ニュースと体験から読み解くリテール未来像 #53

北陸の地場スーパーがすごい。カジマートを見逃してはいけない、これだけの理由

前回の記事:
北陸の好調ドラッグストア2社は、小売業のマーケティングに多くの示唆を与えてくれる
 石川県金沢市と加賀市の小売視察レポートをお届けします。前回(北陸の好調ドラッグストア2社は、小売業のマーケティングに多くの示唆を与えてくれる)は、売上好調の有力ドラッグストアを紹介しました。
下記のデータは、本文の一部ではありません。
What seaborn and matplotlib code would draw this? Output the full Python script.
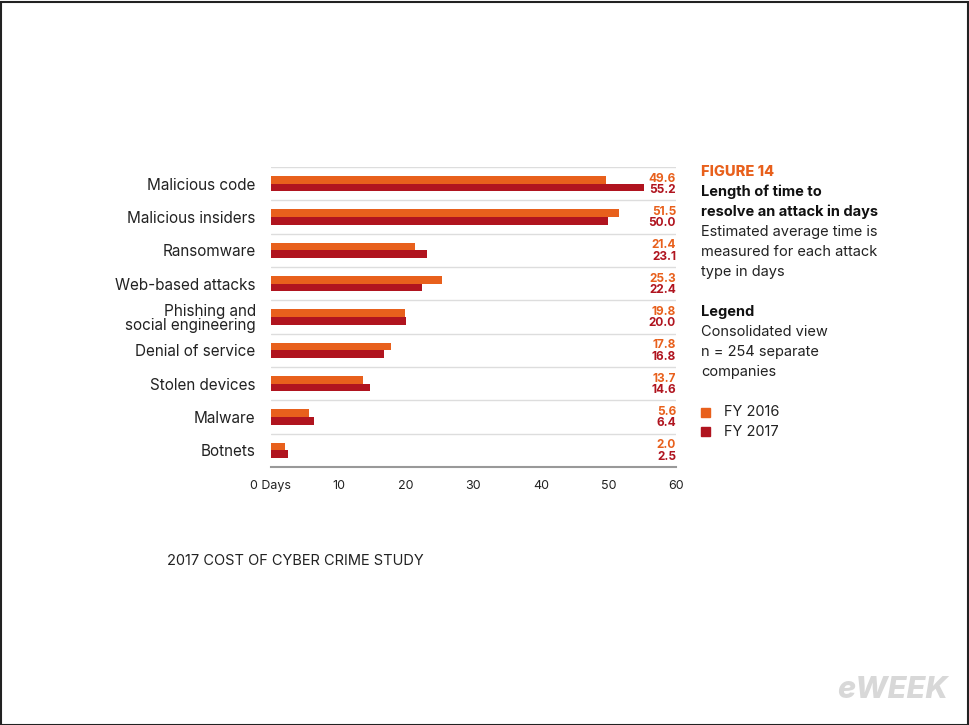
import pandas as pd
import matplotlib.pyplot as plt
import seaborn as sns
from matplotlib.patches import Rectangle

categories = ['Malicious code', 'Malicious insiders', 'Ransomware', 'Web-based attacks',
              'Phishing and\nsocial engineering', 'Denial of service', 'Stolen devices',
              'Malware', 'Botnets']
fy2016 = [49.6, 51.5, 21.4, 25.3, 19.8, 17.8, 13.7, 5.6, 2.0]
fy2017 = [55.2, 50.0, 23.1, 22.4, 20.0, 16.8, 14.6, 6.4, 2.5]
xticks = [0, 10, 20, 30, 40, 50, 60]
xlabels = ['0 Days', '10', '20', '30', '40', '50', '60']

c16 = '#e8601c'
c17 = '#b0141f'

df = pd.DataFrame({'cat': categories * 2,
                   'val': fy2016 + fy2017,
                   'year': ['FY 2016'] * 9 + ['FY 2017'] * 9})

sns.set_style('white')
plt.rcParams['font.family'] = ['Inter', 'DejaVu Sans']

fig = plt.figure(figsize=(9.7, 7.25), dpi=100)
ax = fig.add_axes([271 / 970, 1 - 467 / 725, 405 / 970, 300 / 725])

sns.barplot(data=df, y='cat', x='val', hue='year', orient='h',
            palette=[c16, c17], width=0.46, saturation=1, linewidth=0,
            ax=ax, legend=False)

ax.set_xlim(0, 60)
ax.set_ylim(8.5, -0.5)
ax.set_xticks(xticks)
ax.set_xticklabels(xlabels, fontsize=9, color='#222222')
ax.set_xlabel('')
ax.set_ylabel('')
ax.tick_params(axis='y', length=0, labelsize=11, pad=11)
ax.tick_params(axis='x', direction='out', length=5, color='#888888', width=1.2, pad=4)
for lab in ax.get_yticklabels():
    lab.set_color('#222222')
    lab.set_linespacing(0.95)

for s in ['top', 'right', 'left']:
    ax.spines[s].set_visible(False)
ax.spines['bottom'].set_color('#999999')
ax.spines['bottom'].set_linewidth(1.5)

for i in range(9):
    ax.axhline(i - 0.5, color='#dddddd', lw=1, zorder=0)

for i, (a, b) in enumerate(zip(fy2016, fy2017)):
    ax.text(60, i - 0.15, f'{a:.1f}', ha='right', va='center', fontsize=8.5,
            fontweight='bold', color=c16)
    ax.text(60, i + 0.19, f'{b:.1f}', ha='right', va='center', fontsize=8.5,
            fontweight='bold', color=c17)

tx = 701 / 970
fig.text(tx, 1 - 172 / 725, 'FIGURE 14', fontsize=10.5, fontweight='heavy', color=c16, va='center')
fig.text(tx, 1 - 192 / 725, 'Length of time to', fontsize=10.5, fontweight='bold', color='#111111', va='center')
fig.text(tx, 1 - 212 / 725, 'resolve an attack in days', fontsize=10.5, fontweight='bold', color='#111111', va='center')
fig.text(tx, 1 - 232 / 725, 'Estimated average time is', fontsize=10.5, color='#222222', va='center')
fig.text(tx, 1 - 252 / 725, 'measured for each attack', fontsize=10.5, color='#222222', va='center')
fig.text(tx, 1 - 272 / 725, 'type in days', fontsize=10.5, color='#222222', va='center')
fig.text(tx, 1 - 312 / 725, 'Legend', fontsize=10.5, fontweight='bold', color='#111111', va='center')
fig.text(tx, 1 - 332 / 725, 'Consolidated view', fontsize=10.5, color='#222222', va='center')
fig.text(tx, 1 - 352 / 725, 'n = 254 separate', fontsize=10.5, color='#222222', va='center')
fig.text(tx, 1 - 372 / 725, 'companies', fontsize=10.5, color='#222222', va='center')

for j, (lbl, c) in enumerate([('FY 2016', c16), ('FY 2017', c17)]):
    yy = 1 - (412 + 20 * j) / 725
    fig.patches.append(Rectangle((701 / 970, yy - 4.5 / 725), 9 / 970, 9 / 725,
                                 transform=fig.transFigure, color=c, figure=fig))
    fig.text(724 / 970, yy, lbl, fontsize=10.5, color='#222222', va='center')

fig.text(167 / 970, 1 - 561 / 725, '2017 COST OF CYBER CRIME STUDY', fontsize=10.5,
         color='#222222', va='center')

fig.text(948 / 970, 1 - 690 / 725, 'eWEEK', fontsize=22, fontweight='heavy', style='italic',
         color='#d8d8d8', ha='right', va='center')

fig.patches.append(Rectangle((0.5 / 970, 0.5 / 725), 968 / 970, 723 / 725, fill=False,
                             edgecolor='#222222', lw=1.5, transform=fig.transFigure, figure=fig))

fig.savefig('out.png', dpi=100, facecolor='white')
今回は、地場の食品スーパーマーケットについてまとめました。
 

1日半で視察した主な店舗


 先日の石川県金沢市と加賀市小売店舗視察で10分以上、視察した店を列挙します。

・マルエー 彦三店
・ゲンキー 潮津店
・クスリのアオキ 作見店
・クスリのアオキ 山代店
・ドラッグストアコスモス 山代温泉店
・ゲンキー 白山町店
・クスリのアオキ 伏見台店
・酒のぬまた
・ゲオ金沢久安店
・アルビス 泉が丘サンピア店
・V・drug 泉が丘店
・キリン堂 長坂店
・カジマート 長坂店
・スギドラッグ 金沢大手町店
・カジマート 北安江店
・アル・プラザ金沢
・大阪屋ショップ 近岡店
・クスリのアオキ 西念店
・カジマート クロスゲート店
・100banマート

 合計20店舗です。

 金沢は日本海に面しているという地理的特性から、食品スーパーマーケットの鮮魚の品質は素晴らしいものでした。また、その鮮魚を活かした惣菜類も多く、地元の人々だけでなく100banマートのような駅ビルの店舗は、観光客にも愛されていました。
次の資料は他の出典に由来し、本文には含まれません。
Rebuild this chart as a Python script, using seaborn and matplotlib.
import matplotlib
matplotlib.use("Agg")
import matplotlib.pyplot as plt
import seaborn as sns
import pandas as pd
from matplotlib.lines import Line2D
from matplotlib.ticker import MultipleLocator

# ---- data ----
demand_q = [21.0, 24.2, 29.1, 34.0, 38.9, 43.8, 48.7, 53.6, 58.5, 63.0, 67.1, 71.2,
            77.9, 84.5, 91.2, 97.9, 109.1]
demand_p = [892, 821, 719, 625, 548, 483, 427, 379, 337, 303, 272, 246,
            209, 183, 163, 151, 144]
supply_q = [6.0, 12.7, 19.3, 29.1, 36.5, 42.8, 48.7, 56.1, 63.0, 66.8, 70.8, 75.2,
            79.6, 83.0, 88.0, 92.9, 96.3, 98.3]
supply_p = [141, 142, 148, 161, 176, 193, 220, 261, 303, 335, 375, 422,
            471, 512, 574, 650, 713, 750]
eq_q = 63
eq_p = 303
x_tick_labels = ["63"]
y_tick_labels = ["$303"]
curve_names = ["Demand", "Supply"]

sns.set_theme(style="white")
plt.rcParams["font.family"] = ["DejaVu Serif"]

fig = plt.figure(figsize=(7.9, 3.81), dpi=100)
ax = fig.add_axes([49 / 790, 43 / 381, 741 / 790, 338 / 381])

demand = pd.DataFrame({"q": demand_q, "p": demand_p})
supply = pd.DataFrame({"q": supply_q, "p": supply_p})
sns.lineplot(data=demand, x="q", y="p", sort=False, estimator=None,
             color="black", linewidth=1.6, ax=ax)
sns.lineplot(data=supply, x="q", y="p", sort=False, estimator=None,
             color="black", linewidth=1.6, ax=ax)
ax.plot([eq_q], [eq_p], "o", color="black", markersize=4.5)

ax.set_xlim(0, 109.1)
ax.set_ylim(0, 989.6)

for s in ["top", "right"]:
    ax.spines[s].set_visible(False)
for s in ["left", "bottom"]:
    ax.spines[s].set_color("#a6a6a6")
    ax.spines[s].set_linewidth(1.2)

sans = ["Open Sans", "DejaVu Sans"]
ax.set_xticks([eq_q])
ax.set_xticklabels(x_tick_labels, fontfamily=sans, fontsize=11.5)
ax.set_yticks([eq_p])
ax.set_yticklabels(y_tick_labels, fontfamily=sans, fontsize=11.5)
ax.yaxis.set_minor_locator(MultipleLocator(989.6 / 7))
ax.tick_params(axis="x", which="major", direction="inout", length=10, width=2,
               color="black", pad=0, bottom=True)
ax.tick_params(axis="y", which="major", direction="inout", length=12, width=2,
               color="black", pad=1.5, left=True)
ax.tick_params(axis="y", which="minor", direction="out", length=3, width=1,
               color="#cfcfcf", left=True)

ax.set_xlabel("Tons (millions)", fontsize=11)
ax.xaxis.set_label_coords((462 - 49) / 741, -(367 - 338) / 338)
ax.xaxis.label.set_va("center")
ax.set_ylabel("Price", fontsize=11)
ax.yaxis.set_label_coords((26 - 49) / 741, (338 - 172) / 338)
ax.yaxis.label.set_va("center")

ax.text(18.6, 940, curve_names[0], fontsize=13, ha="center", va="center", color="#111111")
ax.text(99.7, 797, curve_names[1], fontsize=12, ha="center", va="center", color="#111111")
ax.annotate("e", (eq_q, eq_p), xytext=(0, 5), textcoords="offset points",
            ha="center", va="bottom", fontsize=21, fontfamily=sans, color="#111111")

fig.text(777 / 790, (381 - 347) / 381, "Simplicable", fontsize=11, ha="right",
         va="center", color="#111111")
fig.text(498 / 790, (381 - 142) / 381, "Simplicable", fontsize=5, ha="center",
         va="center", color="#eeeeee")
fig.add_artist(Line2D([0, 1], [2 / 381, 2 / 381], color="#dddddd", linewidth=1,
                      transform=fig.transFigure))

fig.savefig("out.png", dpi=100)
 最初に見たマルエー 彦三店は、鮮魚については旬の「石川県産真あじ」などの鮮度が素晴らしかったですし、なかなか売っていない「香箱がに ※時期はずれなため冷凍」を販売していました。青果についても、地場の「まがり胡瓜」や「太きゅうり」といった特色のある商品が並んでいました。
 

魅力的な地場スーパーを偶然発見


 視察した店舗一覧でクスリのアオキ以外に3店舗行ったチェーンがあるのに気付かれたでしょうか。「カジマート」という名前を聞いたことがある人は少ないでしょう。実は筆者も知りませんでした。

 ドラッグストアチェックの一環で最近見ていなかったキリン堂も見ておこうと訪れた時に、たまたますぐ近くで見つけたがカジマート長坂店でした。夕方訪店した時にキリン堂の駐車場の埋まり具合が4割程度なところ、カジマートは満車でした。
  
カジマート長坂店 2023年6月 (撮影:郡司昇)

 傾斜のある立地であるため、幹線道路側には車も人も出入り口がないという特殊な構造の2階建てでした。1階は屋外も含めて駐車場として、店舗は2階だけという変わった作りでしたが、内装は都心の高級スーパーと遜色のないものでした。

 入店して最初に目に入る商品が「富山県南砺市苗島 大窪さんちのおかわりトマト」でした。「肥料や水やりを調整し、昔ながらの飽きのこない味で何個でも食べられます」という売り文句にも惹かれました。実物の色艶が素晴らしく、早速購入しました。

 他にも地場産で農園名も明記された野菜や果物が並ぶ中に、地場産ではない商品も混ざっています。当然、石川県での栽培に向かない野菜や果物もあります。一例を挙げると「芋専門家の芋高さんが作った赤ポテ」という鹿児島県沖永良部島から仕入れたジャガイモが並んでいました。少なくとも年50店舗程度は、食品スーパーマーケットを視察している筆者もこの品揃えには驚きました。

 惣菜の揚げ物は全てひまわり油で揚げており、コストよりも風味と安全・安心を追求していることが伝わってきました。